[Data segment start]
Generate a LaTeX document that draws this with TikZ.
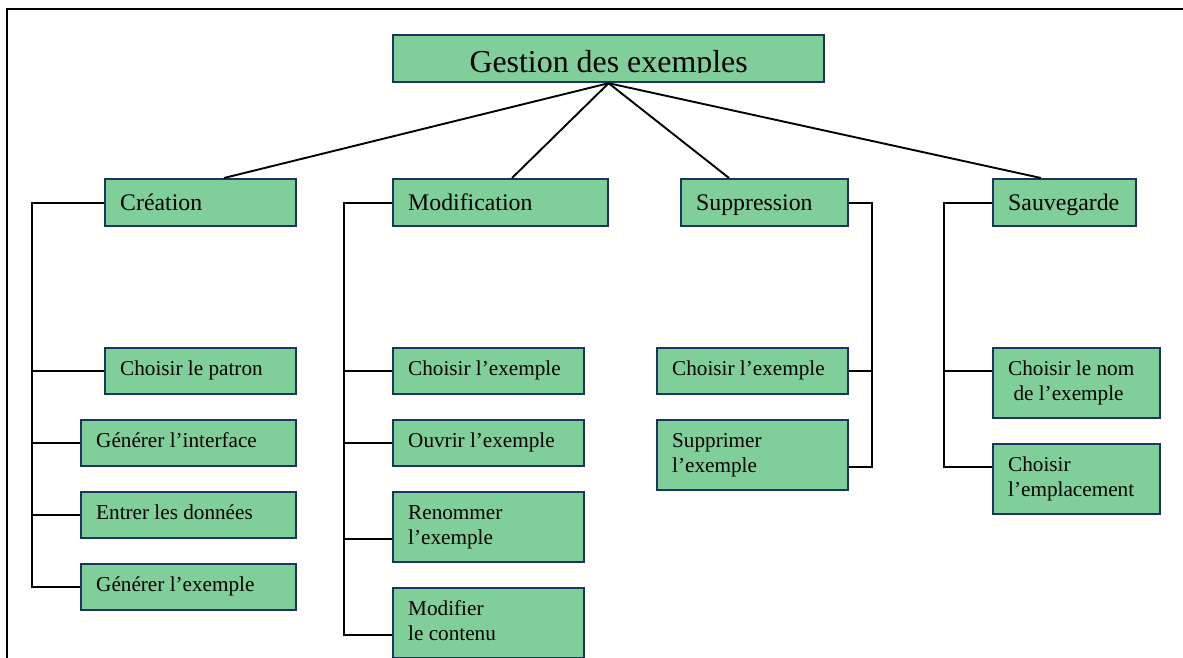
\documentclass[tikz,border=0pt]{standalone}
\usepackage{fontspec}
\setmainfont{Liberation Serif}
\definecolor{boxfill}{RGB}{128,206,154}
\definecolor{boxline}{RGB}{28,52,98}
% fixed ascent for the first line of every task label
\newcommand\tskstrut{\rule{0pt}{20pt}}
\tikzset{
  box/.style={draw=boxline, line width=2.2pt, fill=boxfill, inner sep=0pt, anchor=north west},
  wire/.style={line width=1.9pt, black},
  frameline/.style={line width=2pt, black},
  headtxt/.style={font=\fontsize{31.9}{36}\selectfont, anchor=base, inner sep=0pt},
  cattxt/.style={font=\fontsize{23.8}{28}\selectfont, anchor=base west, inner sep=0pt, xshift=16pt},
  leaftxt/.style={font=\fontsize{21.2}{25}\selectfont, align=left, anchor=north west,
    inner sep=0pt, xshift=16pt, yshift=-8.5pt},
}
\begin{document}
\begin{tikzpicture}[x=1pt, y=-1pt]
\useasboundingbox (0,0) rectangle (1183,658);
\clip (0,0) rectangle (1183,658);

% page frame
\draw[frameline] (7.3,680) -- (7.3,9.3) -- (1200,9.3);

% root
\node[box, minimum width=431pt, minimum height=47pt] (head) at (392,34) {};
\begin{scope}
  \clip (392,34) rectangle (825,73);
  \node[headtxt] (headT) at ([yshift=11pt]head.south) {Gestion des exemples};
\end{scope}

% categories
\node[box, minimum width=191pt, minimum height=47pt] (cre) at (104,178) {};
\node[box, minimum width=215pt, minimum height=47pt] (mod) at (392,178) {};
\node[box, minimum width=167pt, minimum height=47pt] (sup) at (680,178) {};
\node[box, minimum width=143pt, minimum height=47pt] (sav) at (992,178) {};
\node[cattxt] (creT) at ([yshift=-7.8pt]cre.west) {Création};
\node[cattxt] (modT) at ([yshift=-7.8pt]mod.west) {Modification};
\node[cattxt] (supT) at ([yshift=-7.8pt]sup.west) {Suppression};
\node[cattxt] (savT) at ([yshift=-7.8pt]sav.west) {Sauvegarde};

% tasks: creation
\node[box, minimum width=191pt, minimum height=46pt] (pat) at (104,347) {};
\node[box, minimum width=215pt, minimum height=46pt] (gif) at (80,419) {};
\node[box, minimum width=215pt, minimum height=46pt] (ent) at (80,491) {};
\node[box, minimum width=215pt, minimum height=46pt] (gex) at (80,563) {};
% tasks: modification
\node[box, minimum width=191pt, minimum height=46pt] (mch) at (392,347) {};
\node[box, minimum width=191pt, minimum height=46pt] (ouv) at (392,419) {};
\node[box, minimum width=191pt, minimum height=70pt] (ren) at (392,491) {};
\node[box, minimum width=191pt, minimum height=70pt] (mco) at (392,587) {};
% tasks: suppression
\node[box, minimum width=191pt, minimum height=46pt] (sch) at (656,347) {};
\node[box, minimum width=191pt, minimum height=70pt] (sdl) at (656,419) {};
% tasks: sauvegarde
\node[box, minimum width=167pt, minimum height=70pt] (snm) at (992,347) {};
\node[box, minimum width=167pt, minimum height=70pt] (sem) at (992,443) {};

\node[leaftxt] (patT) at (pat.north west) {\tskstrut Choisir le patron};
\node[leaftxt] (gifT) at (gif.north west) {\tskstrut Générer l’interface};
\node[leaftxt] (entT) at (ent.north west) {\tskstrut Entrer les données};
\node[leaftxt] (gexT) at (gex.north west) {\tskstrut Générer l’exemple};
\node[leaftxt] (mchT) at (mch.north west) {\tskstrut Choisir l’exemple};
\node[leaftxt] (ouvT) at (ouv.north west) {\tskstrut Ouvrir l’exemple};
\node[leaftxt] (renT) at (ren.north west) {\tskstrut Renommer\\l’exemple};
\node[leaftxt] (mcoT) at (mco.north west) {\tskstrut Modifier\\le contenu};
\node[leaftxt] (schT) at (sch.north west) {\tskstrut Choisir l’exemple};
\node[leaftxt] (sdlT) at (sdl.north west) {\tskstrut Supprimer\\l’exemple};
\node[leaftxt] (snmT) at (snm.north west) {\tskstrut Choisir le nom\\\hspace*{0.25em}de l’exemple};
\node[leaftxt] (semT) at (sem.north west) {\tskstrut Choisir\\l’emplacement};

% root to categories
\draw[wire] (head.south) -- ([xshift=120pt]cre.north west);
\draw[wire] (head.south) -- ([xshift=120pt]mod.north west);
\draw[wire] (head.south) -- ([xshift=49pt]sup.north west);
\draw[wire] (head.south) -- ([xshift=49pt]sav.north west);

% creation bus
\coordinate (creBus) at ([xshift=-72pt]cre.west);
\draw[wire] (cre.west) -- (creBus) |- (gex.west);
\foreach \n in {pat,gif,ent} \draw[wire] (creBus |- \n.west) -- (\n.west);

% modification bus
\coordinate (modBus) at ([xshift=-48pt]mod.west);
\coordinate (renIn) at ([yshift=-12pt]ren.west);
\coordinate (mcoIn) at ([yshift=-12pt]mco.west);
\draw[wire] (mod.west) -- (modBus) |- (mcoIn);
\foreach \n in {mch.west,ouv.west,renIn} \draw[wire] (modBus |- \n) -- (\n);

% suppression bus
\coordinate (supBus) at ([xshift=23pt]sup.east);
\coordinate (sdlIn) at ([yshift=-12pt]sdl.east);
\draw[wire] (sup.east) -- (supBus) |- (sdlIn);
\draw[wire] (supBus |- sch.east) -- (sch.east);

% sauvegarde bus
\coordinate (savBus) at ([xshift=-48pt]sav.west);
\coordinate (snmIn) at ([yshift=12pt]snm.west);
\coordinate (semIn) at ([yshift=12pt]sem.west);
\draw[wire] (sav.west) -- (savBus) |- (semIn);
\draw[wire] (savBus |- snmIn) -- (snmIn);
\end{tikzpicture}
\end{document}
[Data segment end]
◆ **Requirements**
In the data above, please extract the lines from the first one through the line with "(7.3,9.3) -- (1200,9.3);", exactly, and keep pictures out.

◆ **Correct output**
Generate a LaTeX document that draws this with TikZ.
\documentclass[tikz,border=0pt]{standalone}
\usepackage{fontspec}
\setmainfont{Liberation Serif}
\definecolor{boxfill}{RGB}{128,206,154}
\definecolor{boxline}{RGB}{28,52,98}
% fixed ascent for the first line of every task label
\newcommand\tskstrut{\rule{0pt}{20pt}}
\tikzset{
  box/.style={draw=boxline, line width=2.2pt, fill=boxfill, inner sep=0pt, anchor=north west},
  wire/.style={line width=1.9pt, black},
  frameline/.style={line width=2pt, black},
  headtxt/.style={font=\fontsize{31.9}{36}\selectfont, anchor=base, inner sep=0pt},
  cattxt/.style={font=\fontsize{23.8}{28}\selectfont, anchor=base west, inner sep=0pt, xshift=16pt},
  leaftxt/.style={font=\fontsize{21.2}{25}\selectfont, align=left, anchor=north west,
    inner sep=0pt, xshift=16pt, yshift=-8.5pt},
}
\begin{document}
\begin{tikzpicture}[x=1pt, y=-1pt]
\useasboundingbox (0,0) rectangle (1183,658);
\clip (0,0) rectangle (1183,658);

% page frame
\draw[frameline] (7.3,680) -- (7.3,9.3) -- (1200,9.3);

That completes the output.